Times have changed, my friends. Social license is more important than ever. Governments may be able to issue permits, but only communities can grant permission.
This way of doing business is catching up with Mr. Harper and his party.
This is not who Canadians are, and it’s definitely not who we want to be.
We are a people of positive values. Optimism. Openness. Generosity of spirit. Compassion. Community service.
Canadians are willing to work harder than ever to build a country that reflects those values.
Canada is a country defined by hope and hard work.
Hope, that a better community, a better future, a better country, is always possible.
But we Canadians are no fools. Nor do we suffer them gladly. We know that hope is a fine thing, but without a tireless work ethic, it can be fleeting.
Perhaps it’s our history. After all, hope alone won’t erect a shelter before the first prairie snowfall. Hope on its own didn’t build the CPR, or develop the oilsands. It didn’t build the Rideau Canal, or the TransCanada highway.
The world has changed, my friends. It remains a fundamental role of the Government of Canada to get Canadian resources to new markets, at home and abroad.
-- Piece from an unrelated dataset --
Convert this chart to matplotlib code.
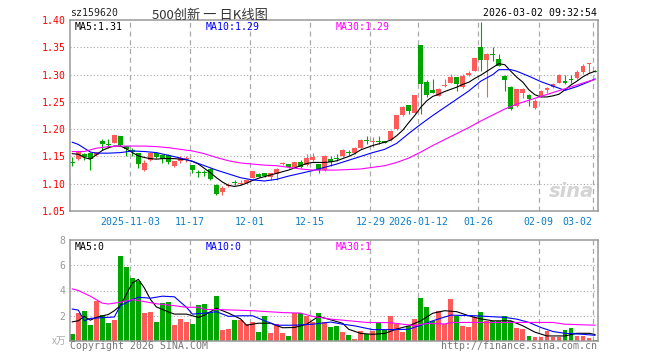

But for most of our history, that has been more straightforward. It meant building grain elevators and deep-water ports, railways and highways, airports and customs offices.
This is a much more complex effort now, and will get even more so in the future. Market access, more and more, will depend on how well we manage our domestic policy, especially when it comes to the environment.
I believe we can solve these problems a lot faster, a lot better, and a lot more cheaply if we see each other as partners in that national effort.
We won’t solve them at all if we allow our so-called friends to divide us in mutual antagonism from our fellow Canadians.
As someone once said, “God save me from my friends. I can protect myself from my enemies.”
My message to you today is a simple one: you, like other Canadians need an honest and open government that works with you to solve big problems in the national interest.
I hope in the coming years to earn the privilege of leading that government.
Keep an open mind: you can find friends in the most unexpected places.